**Directions:** Set down all of the data that follows word for word, without the images.

**Source data:**

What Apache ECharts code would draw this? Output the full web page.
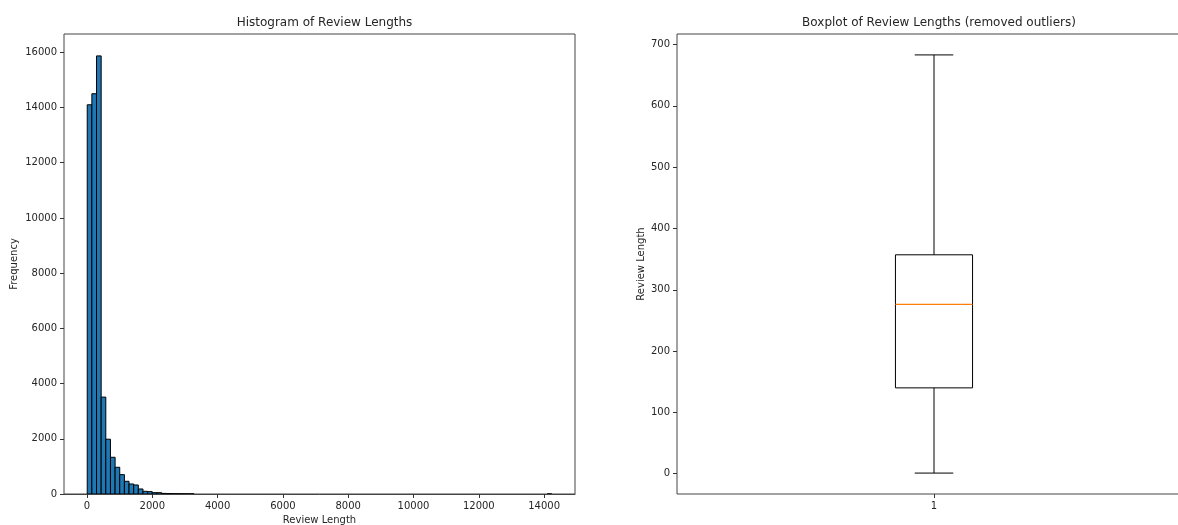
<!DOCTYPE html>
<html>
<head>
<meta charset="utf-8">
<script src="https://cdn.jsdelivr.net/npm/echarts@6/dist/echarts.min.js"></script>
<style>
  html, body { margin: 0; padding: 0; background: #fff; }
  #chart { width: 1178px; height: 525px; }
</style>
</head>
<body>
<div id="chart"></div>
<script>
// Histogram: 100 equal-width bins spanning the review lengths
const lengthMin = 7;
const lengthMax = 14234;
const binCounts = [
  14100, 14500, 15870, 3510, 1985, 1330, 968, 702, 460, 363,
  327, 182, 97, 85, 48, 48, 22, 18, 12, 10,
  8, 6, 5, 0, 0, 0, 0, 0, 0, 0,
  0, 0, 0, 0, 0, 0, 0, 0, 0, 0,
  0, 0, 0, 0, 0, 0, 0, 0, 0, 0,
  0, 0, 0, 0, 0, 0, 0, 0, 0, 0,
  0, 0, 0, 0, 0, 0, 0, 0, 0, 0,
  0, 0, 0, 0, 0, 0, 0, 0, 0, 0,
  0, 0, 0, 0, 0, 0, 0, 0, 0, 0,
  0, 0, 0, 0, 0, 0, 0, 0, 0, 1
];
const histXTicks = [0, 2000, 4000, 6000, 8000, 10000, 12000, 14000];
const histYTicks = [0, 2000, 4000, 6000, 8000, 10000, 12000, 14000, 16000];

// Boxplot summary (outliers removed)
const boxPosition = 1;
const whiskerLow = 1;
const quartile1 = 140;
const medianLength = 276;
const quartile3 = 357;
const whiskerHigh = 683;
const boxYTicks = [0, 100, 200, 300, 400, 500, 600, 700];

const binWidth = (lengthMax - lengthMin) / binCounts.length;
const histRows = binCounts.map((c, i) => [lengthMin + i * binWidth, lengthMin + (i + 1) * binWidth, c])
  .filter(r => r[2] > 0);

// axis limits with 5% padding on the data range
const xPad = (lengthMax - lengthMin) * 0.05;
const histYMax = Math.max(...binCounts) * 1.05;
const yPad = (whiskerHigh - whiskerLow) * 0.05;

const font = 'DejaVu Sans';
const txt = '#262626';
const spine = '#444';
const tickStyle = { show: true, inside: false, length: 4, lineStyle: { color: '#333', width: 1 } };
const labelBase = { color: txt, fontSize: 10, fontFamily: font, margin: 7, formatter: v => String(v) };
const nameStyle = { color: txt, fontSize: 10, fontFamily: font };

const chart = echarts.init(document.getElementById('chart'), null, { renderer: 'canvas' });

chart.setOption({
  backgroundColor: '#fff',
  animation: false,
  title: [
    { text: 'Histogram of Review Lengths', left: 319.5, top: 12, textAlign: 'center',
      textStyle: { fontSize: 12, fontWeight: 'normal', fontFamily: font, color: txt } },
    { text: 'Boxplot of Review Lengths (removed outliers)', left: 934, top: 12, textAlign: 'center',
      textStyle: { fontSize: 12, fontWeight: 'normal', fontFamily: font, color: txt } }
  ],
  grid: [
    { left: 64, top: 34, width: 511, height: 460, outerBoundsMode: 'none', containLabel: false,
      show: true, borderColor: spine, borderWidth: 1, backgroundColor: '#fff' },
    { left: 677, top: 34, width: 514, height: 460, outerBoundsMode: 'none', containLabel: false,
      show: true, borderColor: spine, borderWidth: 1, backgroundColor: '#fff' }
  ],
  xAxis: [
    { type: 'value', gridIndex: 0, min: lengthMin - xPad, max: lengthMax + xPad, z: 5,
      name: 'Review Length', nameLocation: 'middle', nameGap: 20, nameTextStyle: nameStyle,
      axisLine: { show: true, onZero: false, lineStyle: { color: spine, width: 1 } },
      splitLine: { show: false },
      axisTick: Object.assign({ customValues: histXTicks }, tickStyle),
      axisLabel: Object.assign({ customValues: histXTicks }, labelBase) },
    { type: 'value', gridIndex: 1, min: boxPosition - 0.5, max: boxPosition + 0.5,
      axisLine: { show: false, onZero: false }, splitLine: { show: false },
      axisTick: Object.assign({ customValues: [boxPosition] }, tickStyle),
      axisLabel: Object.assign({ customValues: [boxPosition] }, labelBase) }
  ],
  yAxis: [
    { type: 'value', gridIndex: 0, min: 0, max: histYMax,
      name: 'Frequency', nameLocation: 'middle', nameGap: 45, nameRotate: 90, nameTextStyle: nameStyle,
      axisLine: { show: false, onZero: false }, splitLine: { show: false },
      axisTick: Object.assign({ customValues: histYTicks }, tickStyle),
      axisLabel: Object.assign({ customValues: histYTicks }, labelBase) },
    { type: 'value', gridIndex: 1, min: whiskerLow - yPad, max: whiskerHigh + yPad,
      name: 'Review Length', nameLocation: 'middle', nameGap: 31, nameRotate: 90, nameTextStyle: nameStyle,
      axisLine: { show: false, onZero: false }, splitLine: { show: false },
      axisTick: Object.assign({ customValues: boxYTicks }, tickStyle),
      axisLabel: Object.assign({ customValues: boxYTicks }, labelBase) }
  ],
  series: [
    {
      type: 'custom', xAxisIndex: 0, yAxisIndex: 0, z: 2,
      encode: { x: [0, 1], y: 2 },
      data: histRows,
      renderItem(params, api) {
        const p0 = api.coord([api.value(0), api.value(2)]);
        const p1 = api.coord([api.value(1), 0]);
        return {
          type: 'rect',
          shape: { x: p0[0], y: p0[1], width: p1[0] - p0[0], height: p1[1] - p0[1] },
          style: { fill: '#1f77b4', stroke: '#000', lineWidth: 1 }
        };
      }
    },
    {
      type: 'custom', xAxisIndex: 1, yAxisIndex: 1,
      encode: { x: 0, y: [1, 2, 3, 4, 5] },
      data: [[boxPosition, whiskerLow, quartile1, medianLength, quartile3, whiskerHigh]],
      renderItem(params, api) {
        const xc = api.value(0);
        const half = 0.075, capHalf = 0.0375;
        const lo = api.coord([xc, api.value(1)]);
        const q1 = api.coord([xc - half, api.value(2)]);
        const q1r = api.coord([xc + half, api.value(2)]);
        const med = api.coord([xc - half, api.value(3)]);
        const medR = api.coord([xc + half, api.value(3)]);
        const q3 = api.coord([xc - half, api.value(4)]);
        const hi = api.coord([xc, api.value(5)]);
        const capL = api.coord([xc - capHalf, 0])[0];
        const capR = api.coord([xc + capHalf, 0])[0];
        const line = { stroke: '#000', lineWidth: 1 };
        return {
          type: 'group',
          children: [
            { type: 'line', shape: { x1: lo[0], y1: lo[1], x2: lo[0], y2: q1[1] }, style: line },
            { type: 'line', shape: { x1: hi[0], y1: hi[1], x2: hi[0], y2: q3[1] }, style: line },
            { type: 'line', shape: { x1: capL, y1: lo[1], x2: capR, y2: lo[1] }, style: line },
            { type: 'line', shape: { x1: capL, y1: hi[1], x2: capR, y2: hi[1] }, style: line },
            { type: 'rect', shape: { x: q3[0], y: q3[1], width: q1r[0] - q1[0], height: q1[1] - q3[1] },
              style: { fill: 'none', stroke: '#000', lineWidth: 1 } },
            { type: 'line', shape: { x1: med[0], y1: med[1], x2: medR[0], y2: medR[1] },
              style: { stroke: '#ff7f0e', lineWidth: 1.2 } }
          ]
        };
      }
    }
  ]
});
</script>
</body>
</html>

**Task result:**
What Apache ECharts code would draw this? Output the full web page.
<!DOCTYPE html>
<html>
<head>
<meta charset="utf-8">
<script src="https://cdn.jsdelivr.net/npm/echarts@6/dist/echarts.min.js"></script>
<style>
  html, body { margin: 0; padding: 0; background: #fff; }
  #chart { width: 1178px; height: 525px; }
</style>
</head>
<body>
<div id="chart"></div>
<script>
// Histogram: 100 equal-width bins spanning the review lengths
const lengthMin = 7;
const lengthMax = 14234;
const binCounts = [
  14100, 14500, 15870, 3510, 1985, 1330, 968, 702, 460, 363,
  327, 182, 97, 85, 48, 48, 22, 18, 12, 10,
  8, 6, 5, 0, 0, 0, 0, 0, 0, 0,
  0, 0, 0, 0, 0, 0, 0, 0, 0, 0,
  0, 0, 0, 0, 0, 0, 0, 0, 0, 0,
  0, 0, 0, 0, 0, 0, 0, 0, 0, 0,
  0, 0, 0, 0, 0, 0, 0, 0, 0, 0,
  0, 0, 0, 0, 0, 0, 0, 0, 0, 0,
  0, 0, 0, 0, 0, 0, 0, 0, 0, 0,
  0, 0, 0, 0, 0, 0, 0, 0, 0, 1
];
const histXTicks = [0, 2000, 4000, 6000, 8000, 10000, 12000, 14000];
const histYTicks = [0, 2000, 4000, 6000, 8000, 10000, 12000, 14000, 16000];

// Boxplot summary (outliers removed)
const boxPosition = 1;
const whiskerLow = 1;
const quartile1 = 140;
const medianLength = 276;
const quartile3 = 357;
const whiskerHigh = 683;
const boxYTicks = [0, 100, 200, 300, 400, 500, 600, 700];

const binWidth = (lengthMax - lengthMin) / binCounts.length;
const histRows = binCounts.map((c, i) => [lengthMin + i * binWidth, lengthMin + (i + 1) * binWidth, c])
  .filter(r => r[2] > 0);

// axis limits with 5% padding on the data range
const xPad = (lengthMax - lengthMin) * 0.05;
const histYMax = Math.max(...binCounts) * 1.05;
const yPad = (whiskerHigh - whiskerLow) * 0.05;

const font = 'DejaVu Sans';
const txt = '#262626';
const spine = '#444';
const tickStyle = { show: true, inside: false, length: 4, lineStyle: { color: '#333', width: 1 } };
const labelBase = { color: txt, fontSize: 10, fontFamily: font, margin: 7, formatter: v => String(v) };
const nameStyle = { color: txt, fontSize: 10, fontFamily: font };

const chart = echarts.init(document.getElementById('chart'), null, { renderer: 'canvas' });

chart.setOption({
  backgroundColor: '#fff',
  animation: false,
  title: [
    { text: 'Histogram of Review Lengths', left: 319.5, top: 12, textAlign: 'center',
      textStyle: { fontSize: 12, fontWeight: 'normal', fontFamily: font, color: txt } },
    { text: 'Boxplot of Review Lengths (removed outliers)', left: 934, top: 12, textAlign: 'center',
      textStyle: { fontSize: 12, fontWeight: 'normal', fontFamily: font, color: txt } }
  ],
  grid: [
    { left: 64, top: 34, width: 511, height: 460, outerBoundsMode: 'none', containLabel: false,
      show: true, borderColor: spine, borderWidth: 1, backgroundColor: '#fff' },
    { left: 677, top: 34, width: 514, height: 460, outerBoundsMode: 'none', containLabel: false,
      show: true, borderColor: spine, borderWidth: 1, backgroundColor: '#fff' }
  ],
  xAxis: [
    { type: 'value', gridIndex: 0, min: lengthMin - xPad, max: lengthMax + xPad, z: 5,
      name: 'Review Length', nameLocation: 'middle', nameGap: 20, nameTextStyle: nameStyle,
      axisLine: { show: true, onZero: false, lineStyle: { color: spine, width: 1 } },
      splitLine: { show: false },
      axisTick: Object.assign({ customValues: histXTicks }, tickStyle),
      axisLabel: Object.assign({ customValues: histXTicks }, labelBase) },
    { type: 'value', gridIndex: 1, min: boxPosition - 0.5, max: boxPosition + 0.5,
      axisLine: { show: false, onZero: false }, splitLine: { show: false },
      axisTick: Object.assign({ customValues: [boxPosition] }, tickStyle),
      axisLabel: Object.assign({ customValues: [boxPosition] }, labelBase) }
  ],
  yAxis: [
    { type: 'value', gridIndex: 0, min: 0, max: histYMax,
      name: 'Frequency', nameLocation: 'middle', nameGap: 45, nameRotate: 90, nameTextStyle: nameStyle,
      axisLine: { show: false, onZero: false }, splitLine: { show: false },
      axisTick: Object.assign({ customValues: histYTicks }, tickStyle),
      axisLabel: Object.assign({ customValues: histYTicks }, labelBase) },
    { type: 'value', gridIndex: 1, min: whiskerLow - yPad, max: whiskerHigh + yPad,
      name: 'Review Length', nameLocation: 'middle', nameGap: 31, nameRotate: 90, nameTextStyle: nameStyle,
      axisLine: { show: false, onZero: false }, splitLine: { show: false },
      axisTick: Object.assign({ customValues: boxYTicks }, tickStyle),
      axisLabel: Object.assign({ customValues: boxYTicks }, labelBase) }
  ],
  series: [
    {
      type: 'custom', xAxisIndex: 0, yAxisIndex: 0, z: 2,
      encode: { x: [0, 1], y: 2 },
      data: histRows,
      renderItem(params, api) {
        const p0 = api.coord([api.value(0), api.value(2)]);
        const p1 = api.coord([api.value(1), 0]);
        return {
          type: 'rect',
          shape: { x: p0[0], y: p0[1], width: p1[0] - p0[0], height: p1[1] - p0[1] },
          style: { fill: '#1f77b4', stroke: '#000', lineWidth: 1 }
        };
      }
    },
    {
      type: 'custom', xAxisIndex: 1, yAxisIndex: 1,
      encode: { x: 0, y: [1, 2, 3, 4, 5] },
      data: [[boxPosition, whiskerLow, quartile1, medianLength, quartile3, whiskerHigh]],
      renderItem(params, api) {
        const xc = api.value(0);
        const half = 0.075, capHalf = 0.0375;
        const lo = api.coord([xc, api.value(1)]);
        const q1 = api.coord([xc - half, api.value(2)]);
        const q1r = api.coord([xc + half, api.value(2)]);
        const med = api.coord([xc - half, api.value(3)]);
        const medR = api.coord([xc + half, api.value(3)]);
        const q3 = api.coord([xc - half, api.value(4)]);
        const hi = api.coord([xc, api.value(5)]);
        const capL = api.coord([xc - capHalf, 0])[0];
        const capR = api.coord([xc + capHalf, 0])[0];
        const line = { stroke: '#000', lineWidth: 1 };
        return {
          type: 'group',
          children: [
            { type: 'line', shape: { x1: lo[0], y1: lo[1], x2: lo[0], y2: q1[1] }, style: line },
            { type: 'line', shape: { x1: hi[0], y1: hi[1], x2: hi[0], y2: q3[1] }, style: line },
            { type: 'line', shape: { x1: capL, y1: lo[1], x2: capR, y2: lo[1] }, style: line },
            { type: 'line', shape: { x1: capL, y1: hi[1], x2: capR, y2: hi[1] }, style: line },
            { type: 'rect', shape: { x: q3[0], y: q3[1], width: q1r[0] - q1[0], height: q1[1] - q3[1] },
              style: { fill: 'none', stroke: '#000', lineWidth: 1 } },
            { type: 'line', shape: { x1: med[0], y1: med[1], x2: medR[0], y2: medR[1] },
              style: { stroke: '#ff7f0e', lineWidth: 1.2 } }
          ]
        };
      }
    }
  ]
});
</script>
</body>
</html>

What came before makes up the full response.